* BEGIN Given material *

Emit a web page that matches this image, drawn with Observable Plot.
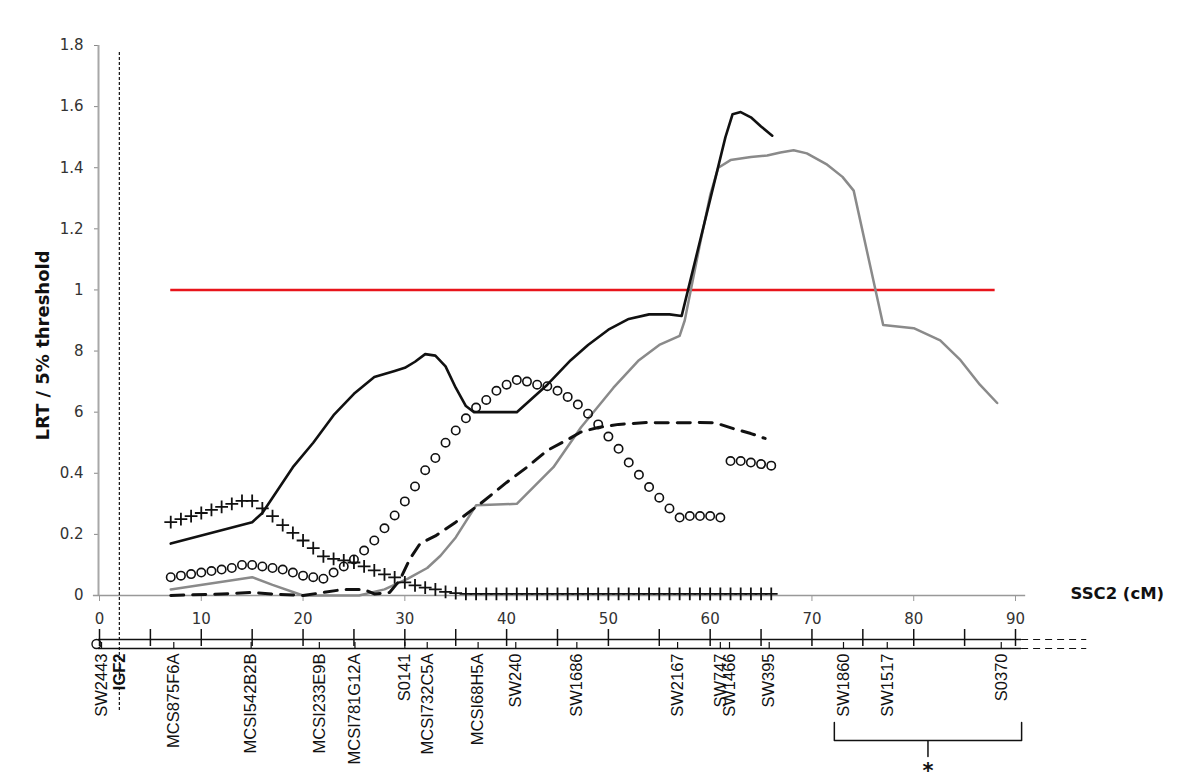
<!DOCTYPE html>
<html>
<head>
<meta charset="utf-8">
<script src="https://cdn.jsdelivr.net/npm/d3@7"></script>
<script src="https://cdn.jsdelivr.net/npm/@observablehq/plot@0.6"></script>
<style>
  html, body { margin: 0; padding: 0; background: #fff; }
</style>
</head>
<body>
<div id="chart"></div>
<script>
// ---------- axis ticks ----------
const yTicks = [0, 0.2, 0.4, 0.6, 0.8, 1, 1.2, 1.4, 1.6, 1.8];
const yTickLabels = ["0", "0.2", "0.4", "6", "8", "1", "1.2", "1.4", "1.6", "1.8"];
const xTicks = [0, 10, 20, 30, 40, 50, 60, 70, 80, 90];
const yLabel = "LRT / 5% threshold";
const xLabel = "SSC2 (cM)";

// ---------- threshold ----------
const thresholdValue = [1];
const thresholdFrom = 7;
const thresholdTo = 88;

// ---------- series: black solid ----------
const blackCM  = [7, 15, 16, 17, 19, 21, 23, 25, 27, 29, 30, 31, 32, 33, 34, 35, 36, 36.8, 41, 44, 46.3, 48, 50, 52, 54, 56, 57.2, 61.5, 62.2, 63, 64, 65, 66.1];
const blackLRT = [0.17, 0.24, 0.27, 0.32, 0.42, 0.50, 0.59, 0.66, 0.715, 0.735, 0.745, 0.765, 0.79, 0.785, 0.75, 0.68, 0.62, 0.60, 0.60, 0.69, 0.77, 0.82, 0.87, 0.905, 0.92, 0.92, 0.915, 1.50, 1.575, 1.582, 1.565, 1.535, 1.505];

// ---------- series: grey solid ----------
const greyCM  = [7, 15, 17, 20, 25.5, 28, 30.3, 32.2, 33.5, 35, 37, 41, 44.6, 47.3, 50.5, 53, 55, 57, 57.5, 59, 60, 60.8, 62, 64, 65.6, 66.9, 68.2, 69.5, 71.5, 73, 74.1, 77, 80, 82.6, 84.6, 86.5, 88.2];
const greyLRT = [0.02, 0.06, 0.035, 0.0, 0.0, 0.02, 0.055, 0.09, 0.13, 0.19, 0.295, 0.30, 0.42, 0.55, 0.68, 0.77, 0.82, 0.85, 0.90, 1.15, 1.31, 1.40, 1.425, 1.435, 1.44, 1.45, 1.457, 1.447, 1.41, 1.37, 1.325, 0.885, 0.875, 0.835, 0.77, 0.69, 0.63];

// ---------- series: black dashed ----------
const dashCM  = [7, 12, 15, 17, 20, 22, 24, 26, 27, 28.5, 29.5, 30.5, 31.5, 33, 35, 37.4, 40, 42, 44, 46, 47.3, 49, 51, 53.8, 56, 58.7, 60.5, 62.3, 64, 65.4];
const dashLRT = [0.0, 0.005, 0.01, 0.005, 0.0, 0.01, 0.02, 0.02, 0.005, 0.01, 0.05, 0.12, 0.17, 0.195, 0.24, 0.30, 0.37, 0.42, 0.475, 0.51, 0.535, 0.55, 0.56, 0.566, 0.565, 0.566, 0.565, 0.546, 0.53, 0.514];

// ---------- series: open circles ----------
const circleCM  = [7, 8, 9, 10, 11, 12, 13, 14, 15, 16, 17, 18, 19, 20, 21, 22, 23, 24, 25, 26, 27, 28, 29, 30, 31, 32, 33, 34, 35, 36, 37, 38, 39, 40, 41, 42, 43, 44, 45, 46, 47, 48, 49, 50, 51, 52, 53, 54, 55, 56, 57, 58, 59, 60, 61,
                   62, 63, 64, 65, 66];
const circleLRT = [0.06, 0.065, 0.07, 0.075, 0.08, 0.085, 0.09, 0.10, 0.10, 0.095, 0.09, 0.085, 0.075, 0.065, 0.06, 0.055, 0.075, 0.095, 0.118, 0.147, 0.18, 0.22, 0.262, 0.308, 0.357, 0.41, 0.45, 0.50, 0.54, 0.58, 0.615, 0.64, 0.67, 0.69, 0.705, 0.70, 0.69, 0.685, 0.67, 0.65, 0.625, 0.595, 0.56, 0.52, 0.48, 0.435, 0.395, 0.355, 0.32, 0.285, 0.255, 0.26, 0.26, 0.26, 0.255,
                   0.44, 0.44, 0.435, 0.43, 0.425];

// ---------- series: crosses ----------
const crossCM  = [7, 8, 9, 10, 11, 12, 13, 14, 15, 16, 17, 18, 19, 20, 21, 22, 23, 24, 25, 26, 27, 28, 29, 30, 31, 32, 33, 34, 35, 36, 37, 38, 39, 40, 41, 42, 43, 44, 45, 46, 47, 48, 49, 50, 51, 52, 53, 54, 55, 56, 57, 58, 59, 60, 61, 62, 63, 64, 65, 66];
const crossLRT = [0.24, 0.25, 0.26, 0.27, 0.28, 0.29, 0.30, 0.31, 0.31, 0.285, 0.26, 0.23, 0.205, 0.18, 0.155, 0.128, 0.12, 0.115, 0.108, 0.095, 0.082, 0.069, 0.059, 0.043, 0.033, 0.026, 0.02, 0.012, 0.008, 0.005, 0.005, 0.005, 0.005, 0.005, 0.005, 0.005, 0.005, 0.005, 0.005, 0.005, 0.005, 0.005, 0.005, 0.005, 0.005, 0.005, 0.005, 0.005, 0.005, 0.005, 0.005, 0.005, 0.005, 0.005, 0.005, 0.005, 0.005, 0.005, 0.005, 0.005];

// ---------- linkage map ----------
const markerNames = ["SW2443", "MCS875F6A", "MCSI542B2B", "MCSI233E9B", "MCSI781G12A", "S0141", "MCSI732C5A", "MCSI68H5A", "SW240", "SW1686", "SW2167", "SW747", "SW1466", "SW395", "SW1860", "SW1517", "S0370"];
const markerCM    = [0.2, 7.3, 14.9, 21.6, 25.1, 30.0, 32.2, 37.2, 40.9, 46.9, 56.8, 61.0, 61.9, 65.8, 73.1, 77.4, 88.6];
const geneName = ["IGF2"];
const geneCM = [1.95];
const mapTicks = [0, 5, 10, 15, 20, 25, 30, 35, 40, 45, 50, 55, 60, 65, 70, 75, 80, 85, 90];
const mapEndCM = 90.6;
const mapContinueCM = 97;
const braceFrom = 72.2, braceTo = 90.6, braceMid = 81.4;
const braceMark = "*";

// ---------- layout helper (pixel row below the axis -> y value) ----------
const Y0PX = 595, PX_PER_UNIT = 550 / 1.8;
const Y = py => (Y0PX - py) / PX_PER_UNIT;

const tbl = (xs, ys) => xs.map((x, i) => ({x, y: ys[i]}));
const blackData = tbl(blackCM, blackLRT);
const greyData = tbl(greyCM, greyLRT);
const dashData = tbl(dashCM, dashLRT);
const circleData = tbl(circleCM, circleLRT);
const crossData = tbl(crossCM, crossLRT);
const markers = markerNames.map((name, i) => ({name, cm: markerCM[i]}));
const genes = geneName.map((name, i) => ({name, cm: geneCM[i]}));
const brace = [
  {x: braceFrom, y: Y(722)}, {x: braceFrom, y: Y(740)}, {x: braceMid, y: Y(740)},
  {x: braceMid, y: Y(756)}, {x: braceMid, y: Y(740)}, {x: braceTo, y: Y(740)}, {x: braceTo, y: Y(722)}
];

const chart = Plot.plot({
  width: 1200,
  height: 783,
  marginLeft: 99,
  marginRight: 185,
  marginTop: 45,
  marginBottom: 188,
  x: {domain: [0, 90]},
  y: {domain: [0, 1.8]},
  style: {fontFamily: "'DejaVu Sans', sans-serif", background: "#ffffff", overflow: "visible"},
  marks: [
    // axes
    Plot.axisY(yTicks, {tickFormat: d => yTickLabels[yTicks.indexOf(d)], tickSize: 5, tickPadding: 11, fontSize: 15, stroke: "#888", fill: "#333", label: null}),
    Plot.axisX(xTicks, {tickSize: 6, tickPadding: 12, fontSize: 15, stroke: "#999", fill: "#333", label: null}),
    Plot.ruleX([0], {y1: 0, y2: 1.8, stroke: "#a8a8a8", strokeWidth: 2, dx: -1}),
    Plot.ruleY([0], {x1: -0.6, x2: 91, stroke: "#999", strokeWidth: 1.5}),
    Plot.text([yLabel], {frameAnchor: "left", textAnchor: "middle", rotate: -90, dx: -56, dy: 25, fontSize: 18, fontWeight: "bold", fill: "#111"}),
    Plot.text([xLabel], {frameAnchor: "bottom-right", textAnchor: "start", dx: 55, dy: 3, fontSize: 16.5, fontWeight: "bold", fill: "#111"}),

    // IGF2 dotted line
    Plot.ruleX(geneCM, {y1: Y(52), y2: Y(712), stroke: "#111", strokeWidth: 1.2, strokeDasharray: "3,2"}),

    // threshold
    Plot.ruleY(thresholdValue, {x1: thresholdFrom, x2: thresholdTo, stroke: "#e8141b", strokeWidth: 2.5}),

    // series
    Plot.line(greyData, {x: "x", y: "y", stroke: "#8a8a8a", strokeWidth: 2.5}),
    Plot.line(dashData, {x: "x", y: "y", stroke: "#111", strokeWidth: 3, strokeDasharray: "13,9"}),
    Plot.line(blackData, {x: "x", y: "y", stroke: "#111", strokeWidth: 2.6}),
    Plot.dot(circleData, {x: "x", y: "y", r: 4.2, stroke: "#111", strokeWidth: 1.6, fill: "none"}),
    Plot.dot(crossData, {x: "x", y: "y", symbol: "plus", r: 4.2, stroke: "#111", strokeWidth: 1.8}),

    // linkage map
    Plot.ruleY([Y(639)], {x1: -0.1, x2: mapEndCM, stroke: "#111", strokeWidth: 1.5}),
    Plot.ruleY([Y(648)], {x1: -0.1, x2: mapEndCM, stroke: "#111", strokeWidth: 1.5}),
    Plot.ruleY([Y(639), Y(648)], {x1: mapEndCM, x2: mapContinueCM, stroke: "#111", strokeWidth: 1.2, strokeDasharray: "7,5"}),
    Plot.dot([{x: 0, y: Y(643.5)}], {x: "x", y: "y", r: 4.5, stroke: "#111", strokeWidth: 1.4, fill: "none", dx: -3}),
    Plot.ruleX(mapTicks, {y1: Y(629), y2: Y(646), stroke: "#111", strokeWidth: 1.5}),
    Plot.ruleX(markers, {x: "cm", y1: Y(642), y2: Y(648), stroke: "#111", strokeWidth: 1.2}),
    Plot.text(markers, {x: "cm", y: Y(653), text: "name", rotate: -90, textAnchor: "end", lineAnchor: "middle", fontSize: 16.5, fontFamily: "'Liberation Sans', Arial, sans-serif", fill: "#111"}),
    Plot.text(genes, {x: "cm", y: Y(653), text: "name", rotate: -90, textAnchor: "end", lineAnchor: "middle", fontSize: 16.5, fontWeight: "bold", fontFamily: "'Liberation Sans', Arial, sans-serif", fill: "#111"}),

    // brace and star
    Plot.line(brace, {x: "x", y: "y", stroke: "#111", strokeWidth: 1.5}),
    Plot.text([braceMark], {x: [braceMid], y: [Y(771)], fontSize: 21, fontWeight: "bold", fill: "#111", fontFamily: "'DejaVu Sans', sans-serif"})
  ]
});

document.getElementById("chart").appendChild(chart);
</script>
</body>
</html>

* END Given material *

• [Description of the task]: Starting at the top of the listing above, reproduce each line up to and including the one with "0.77, 0.69, 0.63];"; omit the pictures.

• [Finished answer]:
Emit a web page that matches this image, drawn with Observable Plot.
<!DOCTYPE html>
<html>
<head>
<meta charset="utf-8">
<script src="https://cdn.jsdelivr.net/npm/d3@7"></script>
<script src="https://cdn.jsdelivr.net/npm/@observablehq/plot@0.6"></script>
<style>
  html, body { margin: 0; padding: 0; background: #fff; }
</style>
</head>
<body>
<div id="chart"></div>
<script>
// ---------- axis ticks ----------
const yTicks = [0, 0.2, 0.4, 0.6, 0.8, 1, 1.2, 1.4, 1.6, 1.8];
const yTickLabels = ["0", "0.2", "0.4", "6", "8", "1", "1.2", "1.4", "1.6", "1.8"];
const xTicks = [0, 10, 20, 30, 40, 50, 60, 70, 80, 90];
const yLabel = "LRT / 5% threshold";
const xLabel = "SSC2 (cM)";

// ---------- threshold ----------
const thresholdValue = [1];
const thresholdFrom = 7;
const thresholdTo = 88;

// ---------- series: black solid ----------
const blackCM  = [7, 15, 16, 17, 19, 21, 23, 25, 27, 29, 30, 31, 32, 33, 34, 35, 36, 36.8, 41, 44, 46.3, 48, 50, 52, 54, 56, 57.2, 61.5, 62.2, 63, 64, 65, 66.1];
const blackLRT = [0.17, 0.24, 0.27, 0.32, 0.42, 0.50, 0.59, 0.66, 0.715, 0.735, 0.745, 0.765, 0.79, 0.785, 0.75, 0.68, 0.62, 0.60, 0.60, 0.69, 0.77, 0.82, 0.87, 0.905, 0.92, 0.92, 0.915, 1.50, 1.575, 1.582, 1.565, 1.535, 1.505];

// ---------- series: grey solid ----------
const greyCM  = [7, 15, 17, 20, 25.5, 28, 30.3, 32.2, 33.5, 35, 37, 41, 44.6, 47.3, 50.5, 53, 55, 57, 57.5, 59, 60, 60.8, 62, 64, 65.6, 66.9, 68.2, 69.5, 71.5, 73, 74.1, 77, 80, 82.6, 84.6, 86.5, 88.2];
const greyLRT = [0.02, 0.06, 0.035, 0.0, 0.0, 0.02, 0.055, 0.09, 0.13, 0.19, 0.295, 0.30, 0.42, 0.55, 0.68, 0.77, 0.82, 0.85, 0.90, 1.15, 1.31, 1.40, 1.425, 1.435, 1.44, 1.45, 1.457, 1.447, 1.41, 1.37, 1.325, 0.885, 0.875, 0.835, 0.77, 0.69, 0.63];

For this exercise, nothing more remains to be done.